A BART employee who had complained about racial harassment by a co-worker and systemic race discrimination brought suit against his employer. Years after the case was originally filed, partners Darci Burrell and Jean Hyams were brought on to take the case to trial. With only a few months to prepare, Darci and Jean worked feverishly to muster the evidence and prepare the legal arguments that would help prove that BART should be held responsible for the retaliation and harassment suffered by its employee. The jury found in his favor on all counts, in a clear vindication of the mechanic’s rights.
Partners Jean Hyams and Darci Burrell tried a case on behalf of a woman who suffered retaliation after she complained repeatedly about sexual and racial harassment on the graveyard shift at Caltrans’ Oakland Transportation Management Center. Members of the jury wept when they rendered a unanimous verdict finding Caltrans liable for maintaining a sexually and racially hostile work environment and subjecting the plaintiff to retaliation. By obtaining a jury verdict and attorneys’ fee award in excess of $1 million, the trial team vindicated the rights of the Caltrans employee and delivered a clear message to employers about the cost of maintaining a work environment in which sexually and racially inappropriate conduct is permitted to thrive.
Partner Sharon Vinick represented an African American woman who alleged that she had been discriminated and retaliated against due to her race and gender, while she was a neurosurgery resident at UCSF. Following her termination for alleged poor performance, Sharon filed suit on her behalf, alleging claims for discrimination, retaliation, and breach of contract. After extensive litigation, the case settled on non-confidential terms.
Partners Darci Burrell and Leslie Levy represented a 27-year employee of the City of Emeryville after she was terminated from her job following a psychiatrist’s report that she was “unfit for duty.” The employee, who was chief union steward at the time of her termination, had challenged racial discrimination, harassment, and unfair treatment by City management throughout her career.
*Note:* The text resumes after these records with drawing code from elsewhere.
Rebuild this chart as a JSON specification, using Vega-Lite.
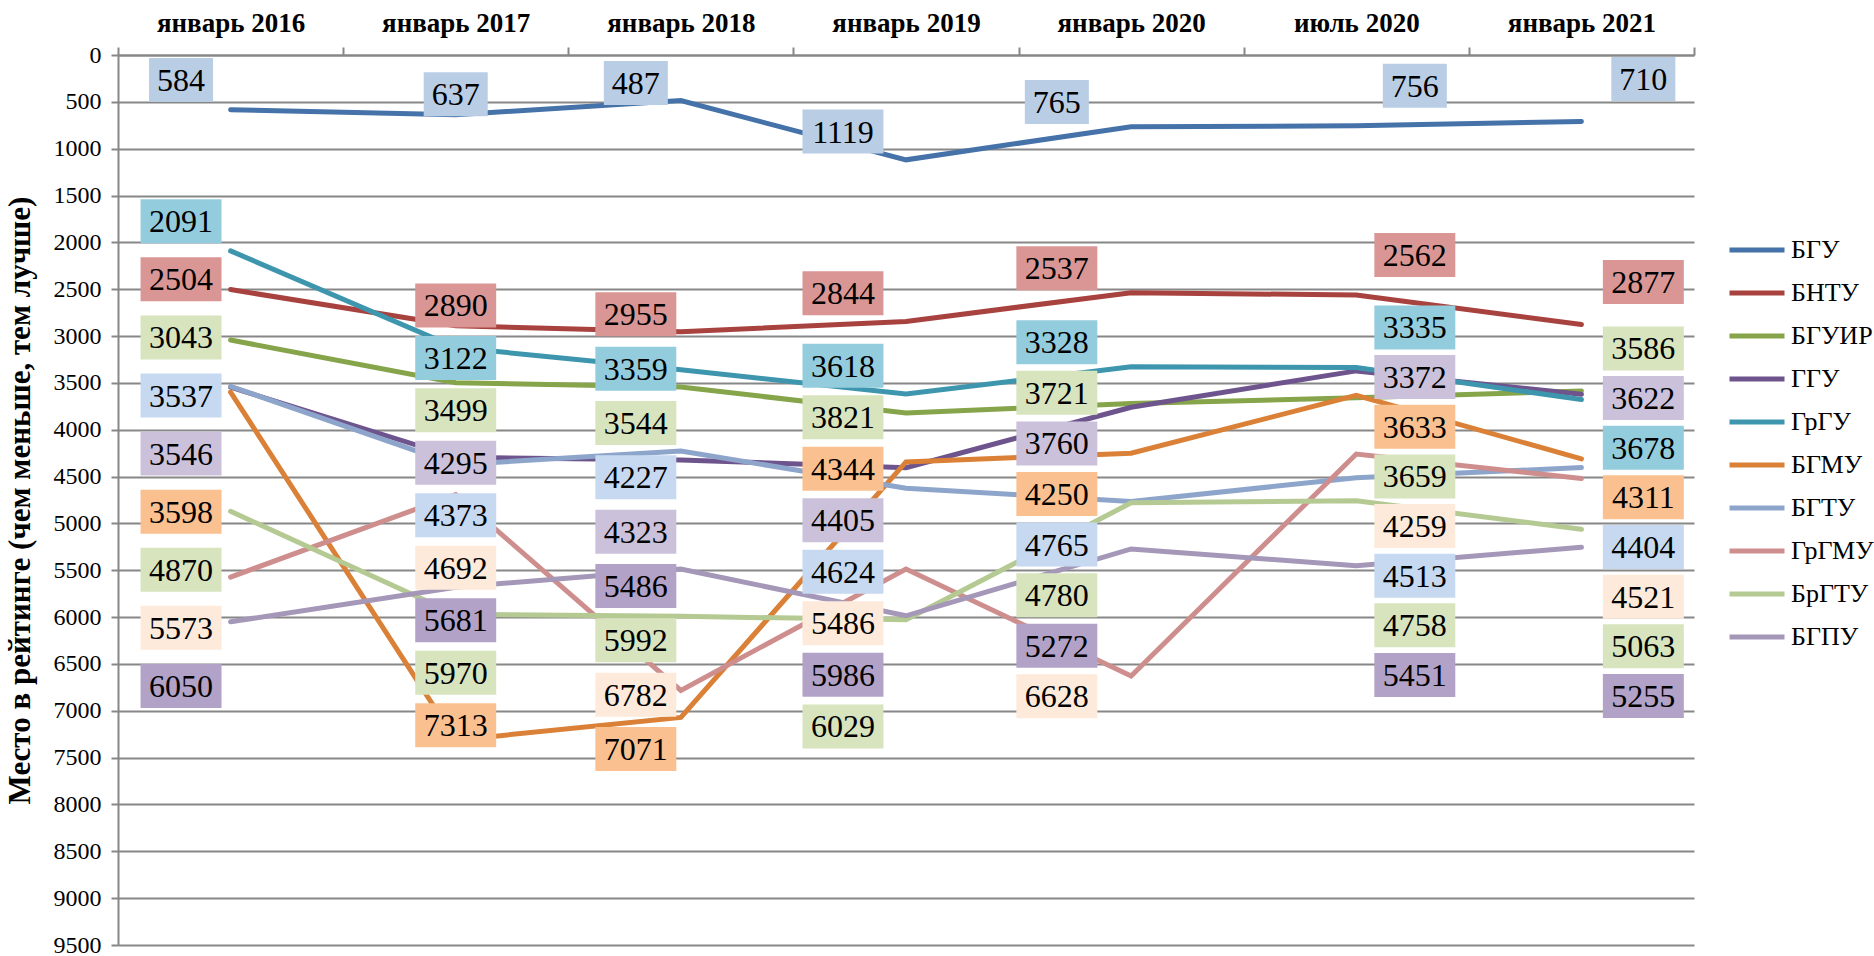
{
  "$schema": "https://vega.github.io/schema/vega-lite/v6.json",
  "width": 1576,
  "height": 890,
  "autosize": "none",
  "padding": {"left": 118, "top": 55, "right": 180, "bottom": 11},
  "background": "white",
  "config": {"view": {"stroke": null}, "font": "Liberation Serif"},
  "data": {"values": [
    {"u": "БГУ", "d": "январь 2016", "r": 584},
    {"u": "БГУ", "d": "январь 2017", "r": 637},
    {"u": "БГУ", "d": "январь 2018", "r": 487},
    {"u": "БГУ", "d": "январь 2019", "r": 1119},
    {"u": "БГУ", "d": "январь 2020", "r": 765},
    {"u": "БГУ", "d": "июль 2020", "r": 756},
    {"u": "БГУ", "d": "январь 2021", "r": 710},
    {"u": "БНТУ", "d": "январь 2016", "r": 2504},
    {"u": "БНТУ", "d": "январь 2017", "r": 2890},
    {"u": "БНТУ", "d": "январь 2018", "r": 2955},
    {"u": "БНТУ", "d": "январь 2019", "r": 2844},
    {"u": "БНТУ", "d": "январь 2020", "r": 2537},
    {"u": "БНТУ", "d": "июль 2020", "r": 2562},
    {"u": "БНТУ", "d": "январь 2021", "r": 2877},
    {"u": "БГУИР", "d": "январь 2016", "r": 3043},
    {"u": "БГУИР", "d": "январь 2017", "r": 3499},
    {"u": "БГУИР", "d": "январь 2018", "r": 3544},
    {"u": "БГУИР", "d": "январь 2019", "r": 3821},
    {"u": "БГУИР", "d": "январь 2020", "r": 3721},
    {"u": "БГУИР", "d": "июль 2020", "r": 3659},
    {"u": "БГУИР", "d": "январь 2021", "r": 3586},
    {"u": "ГГУ", "d": "январь 2016", "r": 3546},
    {"u": "ГГУ", "d": "январь 2017", "r": 4295},
    {"u": "ГГУ", "d": "январь 2018", "r": 4323},
    {"u": "ГГУ", "d": "январь 2019", "r": 4405},
    {"u": "ГГУ", "d": "январь 2020", "r": 3760},
    {"u": "ГГУ", "d": "июль 2020", "r": 3372},
    {"u": "ГГУ", "d": "январь 2021", "r": 3622},
    {"u": "ГрГУ", "d": "январь 2016", "r": 2091},
    {"u": "ГрГУ", "d": "январь 2017", "r": 3122},
    {"u": "ГрГУ", "d": "январь 2018", "r": 3359},
    {"u": "ГрГУ", "d": "январь 2019", "r": 3618},
    {"u": "ГрГУ", "d": "январь 2020", "r": 3328},
    {"u": "ГрГУ", "d": "июль 2020", "r": 3335},
    {"u": "ГрГУ", "d": "январь 2021", "r": 3678},
    {"u": "БГМУ", "d": "январь 2016", "r": 3598},
    {"u": "БГМУ", "d": "январь 2017", "r": 7313},
    {"u": "БГМУ", "d": "январь 2018", "r": 7071},
    {"u": "БГМУ", "d": "январь 2019", "r": 4344},
    {"u": "БГМУ", "d": "январь 2020", "r": 4250},
    {"u": "БГМУ", "d": "июль 2020", "r": 3633},
    {"u": "БГМУ", "d": "январь 2021", "r": 4311},
    {"u": "БГТУ", "d": "январь 2016", "r": 3537},
    {"u": "БГТУ", "d": "январь 2017", "r": 4373},
    {"u": "БГТУ", "d": "январь 2018", "r": 4227},
    {"u": "БГТУ", "d": "январь 2019", "r": 4624},
    {"u": "БГТУ", "d": "январь 2020", "r": 4765},
    {"u": "БГТУ", "d": "июль 2020", "r": 4513},
    {"u": "БГТУ", "d": "январь 2021", "r": 4404},
    {"u": "ГрГМУ", "d": "январь 2016", "r": 5573},
    {"u": "ГрГМУ", "d": "январь 2017", "r": 4692},
    {"u": "ГрГМУ", "d": "январь 2018", "r": 6782},
    {"u": "ГрГМУ", "d": "январь 2019", "r": 5486},
    {"u": "ГрГМУ", "d": "январь 2020", "r": 6628},
    {"u": "ГрГМУ", "d": "июль 2020", "r": 4259},
    {"u": "ГрГМУ", "d": "январь 2021", "r": 4521},
    {"u": "БрГТУ", "d": "январь 2016", "r": 4870},
    {"u": "БрГТУ", "d": "январь 2017", "r": 5970},
    {"u": "БрГТУ", "d": "январь 2018", "r": 5992},
    {"u": "БрГТУ", "d": "январь 2019", "r": 6029},
    {"u": "БрГТУ", "d": "январь 2020", "r": 4780},
    {"u": "БрГТУ", "d": "июль 2020", "r": 4758},
    {"u": "БрГТУ", "d": "январь 2021", "r": 5063},
    {"u": "БГПУ", "d": "январь 2016", "r": 6050},
    {"u": "БГПУ", "d": "январь 2017", "r": 5681},
    {"u": "БГПУ", "d": "январь 2018", "r": 5486},
    {"u": "БГПУ", "d": "январь 2019", "r": 5986},
    {"u": "БГПУ", "d": "январь 2020", "r": 5272},
    {"u": "БГПУ", "d": "июль 2020", "r": 5451},
    {"u": "БГПУ", "d": "январь 2021", "r": 5255}
  ]},
  "transform": [
    {"calculate": "indexof(['январь 2016','январь 2017','январь 2018','январь 2019','январь 2020','июль 2020','январь 2021'], datum.d)", "as": "t"},
    {"calculate": "datum.t + [-0.22, 0, -0.2, -0.28, -0.33, 0.26, 0.275][datum.t]", "as": "lx"},
    {"calculate": "[620, 560, 580, 550, 540, 530, 530][datum.t]", "as": "sp"},
    {"window": [{"op": "row_number", "as": "idx"}], "groupby": ["d"], "sort": [{"field": "r", "order": "ascending"}]},
    {"calculate": "datum.r - (datum.idx - 1) * datum.sp", "as": "a"},
    {"window": [{"op": "max", "field": "a", "as": "cm"}], "groupby": ["d"], "sort": [{"field": "r", "order": "ascending"}], "frame": [null, 0]},
    {"calculate": "(datum.idx - 1) * datum.sp + datum.cm", "as": "pd"},
    {"joinaggregate": [{"op": "mean", "field": "pd", "as": "mpd"}, {"op": "mean", "field": "r", "as": "mr"}], "groupby": ["d"]},
    {"calculate": "datum.pd - 0.5 * (datum.mpd - datum.mr)", "as": "ly"},
    {"calculate": "length(toString(datum.r))", "as": "nd"}
  ],
  "layer": [
    {
      "mark": {"type": "line", "strokeWidth": 5, "strokeCap": "round", "strokeJoin": "miter"},
      "encoding": {
        "x": {"field": "t", "type": "quantitative",
          "scale": {"domain": [-0.5, 6.5], "nice": false, "zero": false},
          "axis": {"orient": "top", "values": [0, 1, 2, 3, 4, 5, 6],
            "labelExpr": "['январь 2016','январь 2017','январь 2018','январь 2019','январь 2020','июль 2020','январь 2021'][datum.value]",
            "ticks": false, "grid": false, "domain": true, "domainColor": "#878787", "domainWidth": 2,
            "labelFont": "Liberation Serif", "labelFontSize": 27, "labelFontWeight": "bold", "labelColor": "black",
            "labelPadding": 18, "title": null}},
        "y": {"field": "r", "type": "quantitative",
          "scale": {"domain": [0, 9500], "reverse": true, "nice": false, "zero": false},
          "axis": {"values": [0, 500, 1000, 1500, 2000, 2500, 3000, 3500, 4000, 4500, 5000, 5500, 6000, 6500, 7000, 7500, 8000, 8500, 9000, 9500],
            "format": "d", "grid": true, "gridColor": "#878787", "gridWidth": 2,
            "domainColor": "#878787", "domainWidth": 2, "tickColor": "#878787", "tickWidth": 2, "tickSize": 7,
            "labelFont": "Liberation Serif", "labelFontSize": 24, "labelColor": "black", "labelPadding": 10,
            "title": "Место в рейтинге (чем меньше, тем лучше)", "titleFont": "Liberation Serif", "titleFontSize": 31,
            "titleFontWeight": "bold", "titleColor": "black", "titlePadding": 17}},
        "color": {"field": "u", "type": "nominal",
          "scale": {"domain": ["БГУ", "БНТУ", "БГУИР", "ГГУ", "ГрГУ", "БГМУ", "БГТУ", "ГрГМУ", "БрГТУ", "БГПУ"],
            "range": ["#4572A8", "#A8423F", "#86A44A", "#6E548D", "#3D96AE", "#DA8137", "#8EA5CB", "#CE8E8D", "#B5CA92", "#A497B8"]},
          "legend": {"orient": "none", "legendX": 1609, "legendY": 165, "title": null,
            "labelFont": "Liberation Serif", "labelFontSize": 26, "labelFontWeight": "normal", "labelColor": "black",
            "symbolType": "stroke", "symbolSize": 3025, "symbolStrokeWidth": 5,
            "rowPadding": -2, "labelOffset": 4, "padding": 0, "symbolOffset": 0}}
      }
    },
    {
      "mark": {"type": "point", "filled": true, "opacity": 1, "size": 1936, "strokeWidth": 0},
      "encoding": {
        "x": {"field": "lx", "type": "quantitative",
          "axis": {"orient": "top", "values": [-0.5, 0.5, 1.5, 2.5, 3.5, 4.5, 5.5, 6.5], "labels": false, "ticks": true,
            "tickSize": 8, "tickColor": "#878787", "tickWidth": 2, "domain": false, "grid": false, "title": null}},
        "y": {"field": "ly", "type": "quantitative", "axis": null},
        "fill": {"field": "u", "type": "nominal",
          "scale": {"domain": ["БГУ", "БНТУ", "БГУИР", "ГГУ", "ГрГУ", "БГМУ", "БГТУ", "ГрГМУ", "БрГТУ", "БГПУ"],
            "range": ["#B9CDE5", "#DA9694", "#D7E4BD", "#CCC1DA", "#93CDDD", "#FAC090", "#C6D9F1", "#FDEADA", "#D7E4BD", "#B3A2C7"]},
          "legend": null},
        "shape": {"field": "nd", "type": "nominal",
          "scale": {"domain": [3, 4], "range": ["M-1.455,-1H1.455V1H-1.455Z", "M-1.84,-1H1.84V1H-1.84Z"]},
          "legend": null}
      }
    },
    {
      "mark": {"type": "text", "font": "Liberation Serif", "fontSize": 32, "color": "black", "align": "center", "baseline": "middle", "dy": 1},
      "encoding": {
        "x": {"field": "lx", "type": "quantitative", "axis": null},
        "y": {"field": "ly", "type": "quantitative", "axis": null},
        "text": {"field": "r", "type": "quantitative", "format": "d"}
      }
    }
  ],
  "resolve": {"axis": {"x": "independent", "y": "independent"}}
}
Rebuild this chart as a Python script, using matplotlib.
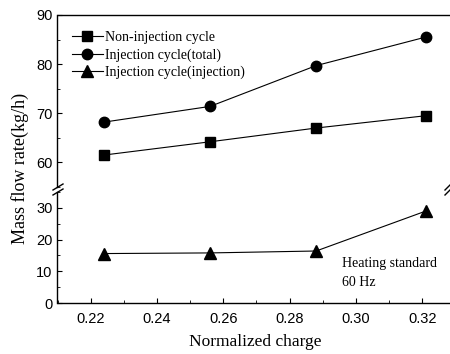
import matplotlib
matplotlib.use("Agg")
import matplotlib.pyplot as plt
from matplotlib.ticker import MultipleLocator, FormatStrFormatter
from matplotlib.lines import Line2D

charge = [0.224, 0.256, 0.288, 0.321]
non_injection = [61.5, 64.2, 67.0, 69.5]
injection_total = [68.2, 71.4, 79.7, 85.5]
injection_inj = [15.6, 15.8, 16.4, 28.9]
labels = ["Non-injection cycle", "Injection cycle(total)", "Injection cycle(injection)"]
upper_ticks = [60, 70, 80, 90]
lower_ticks = [0, 10, 20, 30]
x_ticks = [0.22, 0.24, 0.26, 0.28, 0.30, 0.32]

W, H = 450, 354
fig = plt.figure(figsize=(W / 100, H / 100), dpi=100)

left_px, right_px = 57.5, 455.4
def fx(px):
    return px / W
def fy(py):
    return 1 - py / H

ax_lo = fig.add_axes([fx(left_px), fy(303.3), fx(right_px - left_px), (303.3 - 191.7) / H])
ax_hi = fig.add_axes([fx(left_px), fy(187.0), fx(right_px - left_px), (187.0 - 15.0) / H])

sans = "Liberation Sans"
serif = "Liberation Serif"
lw = 0.8

ax_hi.plot(charge, non_injection, color="black", lw=lw, marker="s", ms=6.5)
ax_hi.plot(charge, injection_total, color="black", lw=lw, marker="o", ms=7.5)
ax_lo.plot(charge, injection_inj, color="black", lw=lw, marker="^", ms=8)

for ax in (ax_lo, ax_hi):
    ax.set_xlim(0.21, 0.33)
    ax.spines["right"].set_visible(False)
    for s in ax.spines.values():
        s.set_linewidth(1.0)
    ax.tick_params(direction="in", which="both", labelsize=10.5)
    ax.xaxis.set_minor_locator(MultipleLocator(0.01))
    ax.yaxis.set_minor_locator(MultipleLocator(5))

ax_hi.set_ylim(55, 90)
ax_hi.set_yticks(upper_ticks)
ax_hi.spines["bottom"].set_visible(False)
ax_hi.tick_params(axis="x", which="both", bottom=False, labelbottom=False, top=False)
ax_hi.patch.set_alpha(0)

ax_lo.set_ylim(0, 35)
ax_lo.set_yticks(lower_ticks)
ax_lo.spines["top"].set_visible(False)
ax_lo.set_xticks(x_ticks)
ax_lo.xaxis.set_major_formatter(FormatStrFormatter("%.2f"))
ax_lo.tick_params(axis="x", pad=6)

for ax in (ax_lo, ax_hi):
    for lab in ax.get_yticklabels() + ax.get_xticklabels():
        lab.set_fontfamily(sans)
        lab.set_fontsize(10.5)

handles = [
    Line2D([], [], color="black", lw=lw, marker="s", ms=6.5),
    Line2D([], [], color="black", lw=lw, marker="o", ms=7.5),
    Line2D([], [], color="black", lw=lw, marker="^", ms=8),
]
ax_hi.legend(handles, labels, loc="upper left", frameon=False,
             prop={"family": serif, "size": 10}, handlelength=2.2,
             handletextpad=0.2, labelspacing=0.3,
             bbox_to_anchor=(0.005, 0.98))

fig.text(fx(342), fy(264), "Heating standard", family=serif, fontsize=10, va="center", ha="left")
fig.text(fx(342), fy(283), "60 Hz", family=serif, fontsize=10, va="center", ha="left")

fig.text(fx(255), fy(342), "Normalized charge", family=serif, fontsize=12.5, ha="center", va="center")
fig.text(fx(20), fy(168), "Mass flow rate(kg/h)", family=serif, fontsize=13, rotation=90, ha="center", va="center")

# break marks
for (x0, y0, half) in [(58, 189.5, 5), (448, 189.5, 3)]:
    for dy in (-2.5, 2.5):
        fig.add_artist(Line2D([fx(x0 - half), fx(x0 + half)], [fy(y0 + dy + 3), fy(y0 + dy - 3)],
                              color="black", lw=1.0))

fig.savefig("out.png", dpi=100)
Darci and Leslie charted new legal territory in this case by bringing a claim against the psychiatrist, Dr. Stephen Raffle, for “aiding and abetting” the City in retaliating against their client for her years of anti-discrimination advocacy on behalf of herself and others. On the eve of the jury trial, Emeryville agreed to pay an estimated $3.6 million in damages and attorney’s fees to settle the case. The settlement was a vindication for the employee and restored her good name.
Partners Sharon Vinick and Darci Burrell pursued litigation in state court on behalf of a woman earning minimum wage who had been sexually harassed, as well as assaulted, by her manager. The case settled in the mid-six figures, despite the fact that the client was an undocumented immigrant and had modest economic losses.
In a case involving a male assistant who was sexually harassed by his manager, partner Sharon Vinick negotiated a confidential settlement after a lawsuit was filed, but before discovery began.
Following the filing of a federal lawsuit, Richard D. Greenfield, a nationally known class action attorney, agreed to pay $350,000 to settle a lawsuit alleging that he used his position of trust to coerce one of his clients into sexual relations while she was dependent on his representation in a complex legal matter.
Jean Hyams was on the team of attorneys that represented a corporate sales manager in her sexual harassment claims against her employer, 24 Hour Fitness. The company required their employees to sign away the right to a trial by jury as a condition of their employment, so the claims could only be brought through private arbitration. The result, a $2.4 million award, including $1.2 million in punitive damages was one of the largest awards on record for a single-plaintiff arbitration. After the arbitration, the employer tried to seal the record to keep the plaintiff from publicizing the outcome of her case. Jean Hyams and Leslie Levy fought a successful post-arbitration legal battle for the right to make the company’s misdeeds public so that other employers would learn the costly consequences of sexual harassment in the workplace.